The only scenario in which Abri will not work with Golkar is if Dr Habibie and the party are trounced at the polls. Then, it will be forced to form a coalition with Ms Megawati, Mr Wahid, retired general Sudradjat and perhaps Dr Amien.

But given inter-party rivalries and personal ambitions, each could cancel out the other, leading to a search for a compromise candidate in Sri Sultan Hemangkubuwono X, Gen Wiranto or Islamic scholar Nurcholish Majid.

This scenario could also arise if the respective Islamic and Pancasila coalitions are equally balanced in the new Parliament. On a more general note, even if there is a balance between both groups, money will change the equation.

Party discipline and loyalty cannot be guaranteed. The highest bidder will buy off individuals.

In Indonesia today, as has been the case for the last 30 years, money politics will favour the incumbent.


THE only guide to next month’s election outcome is the 1955 election that was held under relatively free and fair conditions.

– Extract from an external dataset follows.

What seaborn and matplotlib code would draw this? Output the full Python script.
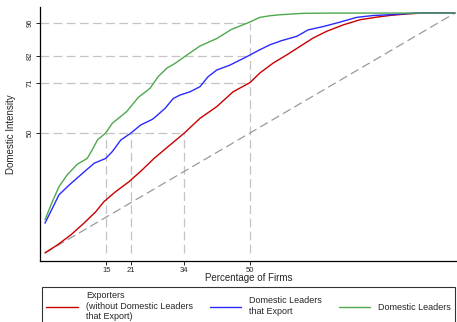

Then, 28 parties secured seats in the polls but only four got double figures in the legislature of 257. Apart from a spread of 51 seats among 24 parties, the leading four, including a now-defunct communist party, shared the rest on a more or less equal basis.

Highly unstable coalition governments divided by cultural and religious cleavages were the order of the day.

The divide closed in 1959 when Sukarno imposed the so-called Guided Democracy system with military support.

South-east Asia expert Professor Michael Leifer from the London School of Economics and Political Science argues that Indonesia faces a similar prospect today.

He notes: “Expectations of political renewal are likely once again to expose national divisions, particularly if the polls are punctuated by violence and widespread fraud.”

Victory for any party in the June election is likely to be an ambivalent result.

PDI-Perjuangan might win more votes but there is no guarantee it will form the next government.

Golkar could, with its large band of Muslim followers and provided it does not trail far behind Ms Megawati’s party.

As a result, innate hope in reformasi and the political process will give way to cynicism especially from the “merah-putih” supporters if they end up in opposition.

For many Indonesians, casting the ballot is meant to be an act of political cleansing, a catharsis, aimed at giving the country a fresh start.

One can only predict a similar response from the Islamic camp if the Pancasilaists win.

Problems could become compounded if the presidential election fails to reflect the political balance in Parliament.

Things would get worse, if there is no agreement on a compromise figure and law and order break down.

All these could plunge Indonesia into a dark era of uncertainty.

In such a situation, it is not unlikely that a certain General X could rise to the fore to restore order.

In an ironic replay of history, military intervention could bring Indonesian politics round full circle, right to the beginning of the ill-fated Suharto era.